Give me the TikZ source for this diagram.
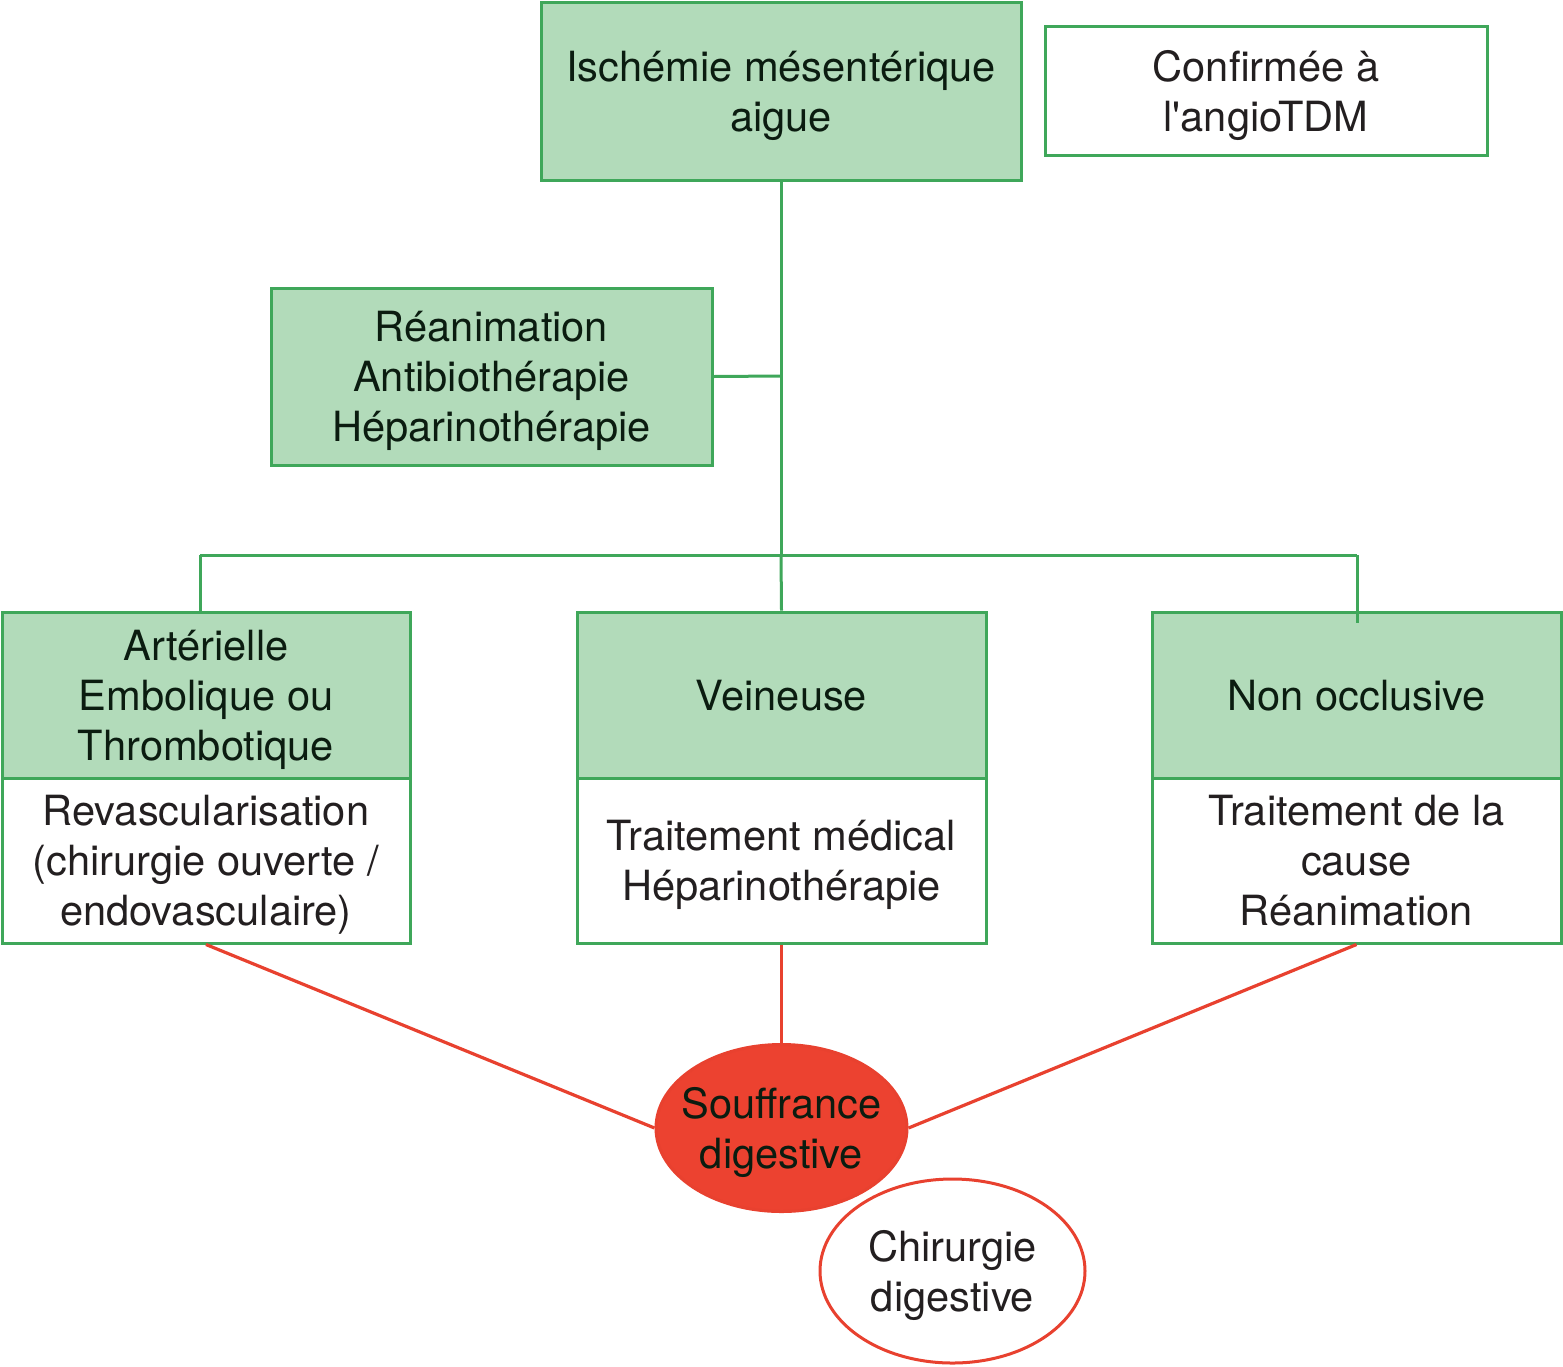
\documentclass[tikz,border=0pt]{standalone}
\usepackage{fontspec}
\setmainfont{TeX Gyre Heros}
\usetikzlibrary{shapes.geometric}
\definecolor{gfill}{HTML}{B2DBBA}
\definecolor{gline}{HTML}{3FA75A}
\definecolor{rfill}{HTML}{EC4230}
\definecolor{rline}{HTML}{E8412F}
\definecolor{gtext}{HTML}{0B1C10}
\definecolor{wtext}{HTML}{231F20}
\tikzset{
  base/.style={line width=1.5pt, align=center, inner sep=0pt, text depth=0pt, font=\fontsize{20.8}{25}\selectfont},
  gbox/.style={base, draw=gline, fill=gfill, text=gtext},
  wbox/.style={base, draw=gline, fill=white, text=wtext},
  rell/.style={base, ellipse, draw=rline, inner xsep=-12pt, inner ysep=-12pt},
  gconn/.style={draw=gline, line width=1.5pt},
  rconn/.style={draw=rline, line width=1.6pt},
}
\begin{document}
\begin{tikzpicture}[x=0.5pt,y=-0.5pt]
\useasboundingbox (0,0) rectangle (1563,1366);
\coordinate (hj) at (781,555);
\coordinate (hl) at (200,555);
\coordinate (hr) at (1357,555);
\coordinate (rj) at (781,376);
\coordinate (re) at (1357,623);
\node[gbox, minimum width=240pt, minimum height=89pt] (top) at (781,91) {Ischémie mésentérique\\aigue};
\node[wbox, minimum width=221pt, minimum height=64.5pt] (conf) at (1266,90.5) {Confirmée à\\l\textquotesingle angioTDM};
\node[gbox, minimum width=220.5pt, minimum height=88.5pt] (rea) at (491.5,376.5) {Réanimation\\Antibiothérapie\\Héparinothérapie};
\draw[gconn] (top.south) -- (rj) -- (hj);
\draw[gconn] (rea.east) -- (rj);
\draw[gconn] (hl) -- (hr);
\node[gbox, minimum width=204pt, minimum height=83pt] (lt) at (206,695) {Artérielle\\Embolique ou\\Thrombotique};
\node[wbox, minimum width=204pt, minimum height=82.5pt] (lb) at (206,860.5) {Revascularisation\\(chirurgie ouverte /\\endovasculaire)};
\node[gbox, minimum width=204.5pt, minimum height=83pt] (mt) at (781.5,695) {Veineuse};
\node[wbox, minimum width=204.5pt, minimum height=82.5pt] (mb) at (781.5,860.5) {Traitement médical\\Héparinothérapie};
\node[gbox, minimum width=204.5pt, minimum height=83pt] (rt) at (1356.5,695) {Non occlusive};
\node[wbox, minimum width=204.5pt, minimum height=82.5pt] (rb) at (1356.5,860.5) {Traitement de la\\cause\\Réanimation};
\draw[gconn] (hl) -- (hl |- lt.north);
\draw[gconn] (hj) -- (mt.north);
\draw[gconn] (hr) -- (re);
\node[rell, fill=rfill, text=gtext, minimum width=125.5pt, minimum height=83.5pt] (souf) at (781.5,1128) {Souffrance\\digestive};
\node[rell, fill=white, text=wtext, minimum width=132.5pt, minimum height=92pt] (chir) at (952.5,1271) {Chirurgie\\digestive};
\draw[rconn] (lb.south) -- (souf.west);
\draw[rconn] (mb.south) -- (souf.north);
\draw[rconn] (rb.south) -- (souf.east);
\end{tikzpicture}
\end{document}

=======

■ **Goal**: Retype the whole listing, keeping every line identical and omitting all pictures.

■ **Answer for this exercise**:
Give me the TikZ source for this diagram.
\documentclass[tikz,border=0pt]{standalone}
\usepackage{fontspec}
\setmainfont{TeX Gyre Heros}
\usetikzlibrary{shapes.geometric}
\definecolor{gfill}{HTML}{B2DBBA}
\definecolor{gline}{HTML}{3FA75A}
\definecolor{rfill}{HTML}{EC4230}
\definecolor{rline}{HTML}{E8412F}
\definecolor{gtext}{HTML}{0B1C10}
\definecolor{wtext}{HTML}{231F20}
\tikzset{
  base/.style={line width=1.5pt, align=center, inner sep=0pt, text depth=0pt, font=\fontsize{20.8}{25}\selectfont},
  gbox/.style={base, draw=gline, fill=gfill, text=gtext},
  wbox/.style={base, draw=gline, fill=white, text=wtext},
  rell/.style={base, ellipse, draw=rline, inner xsep=-12pt, inner ysep=-12pt},
  gconn/.style={draw=gline, line width=1.5pt},
  rconn/.style={draw=rline, line width=1.6pt},
}
\begin{document}
\begin{tikzpicture}[x=0.5pt,y=-0.5pt]
\useasboundingbox (0,0) rectangle (1563,1366);
\coordinate (hj) at (781,555);
\coordinate (hl) at (200,555);
\coordinate (hr) at (1357,555);
\coordinate (rj) at (781,376);
\coordinate (re) at (1357,623);
\node[gbox, minimum width=240pt, minimum height=89pt] (top) at (781,91) {Ischémie mésentérique\\aigue};
\node[wbox, minimum width=221pt, minimum height=64.5pt] (conf) at (1266,90.5) {Confirmée à\\l\textquotesingle angioTDM};
\node[gbox, minimum width=220.5pt, minimum height=88.5pt] (rea) at (491.5,376.5) {Réanimation\\Antibiothérapie\\Héparinothérapie};
\draw[gconn] (top.south) -- (rj) -- (hj);
\draw[gconn] (rea.east) -- (rj);
\draw[gconn] (hl) -- (hr);
\node[gbox, minimum width=204pt, minimum height=83pt] (lt) at (206,695) {Artérielle\\Embolique ou\\Thrombotique};
\node[wbox, minimum width=204pt, minimum height=82.5pt] (lb) at (206,860.5) {Revascularisation\\(chirurgie ouverte /\\endovasculaire)};
\node[gbox, minimum width=204.5pt, minimum height=83pt] (mt) at (781.5,695) {Veineuse};
\node[wbox, minimum width=204.5pt, minimum height=82.5pt] (mb) at (781.5,860.5) {Traitement médical\\Héparinothérapie};
\node[gbox, minimum width=204.5pt, minimum height=83pt] (rt) at (1356.5,695) {Non occlusive};
\node[wbox, minimum width=204.5pt, minimum height=82.5pt] (rb) at (1356.5,860.5) {Traitement de la\\cause\\Réanimation};
\draw[gconn] (hl) -- (hl |- lt.north);
\draw[gconn] (hj) -- (mt.north);
\draw[gconn] (hr) -- (re);
\node[rell, fill=rfill, text=gtext, minimum width=125.5pt, minimum height=83.5pt] (souf) at (781.5,1128) {Souffrance\\digestive};
\node[rell, fill=white, text=wtext, minimum width=132.5pt, minimum height=92pt] (chir) at (952.5,1271) {Chirurgie\\digestive};
\draw[rconn] (lb.south) -- (souf.west);
\draw[rconn] (mb.south) -- (souf.north);
\draw[rconn] (rb.south) -- (souf.east);
\end{tikzpicture}
\end{document}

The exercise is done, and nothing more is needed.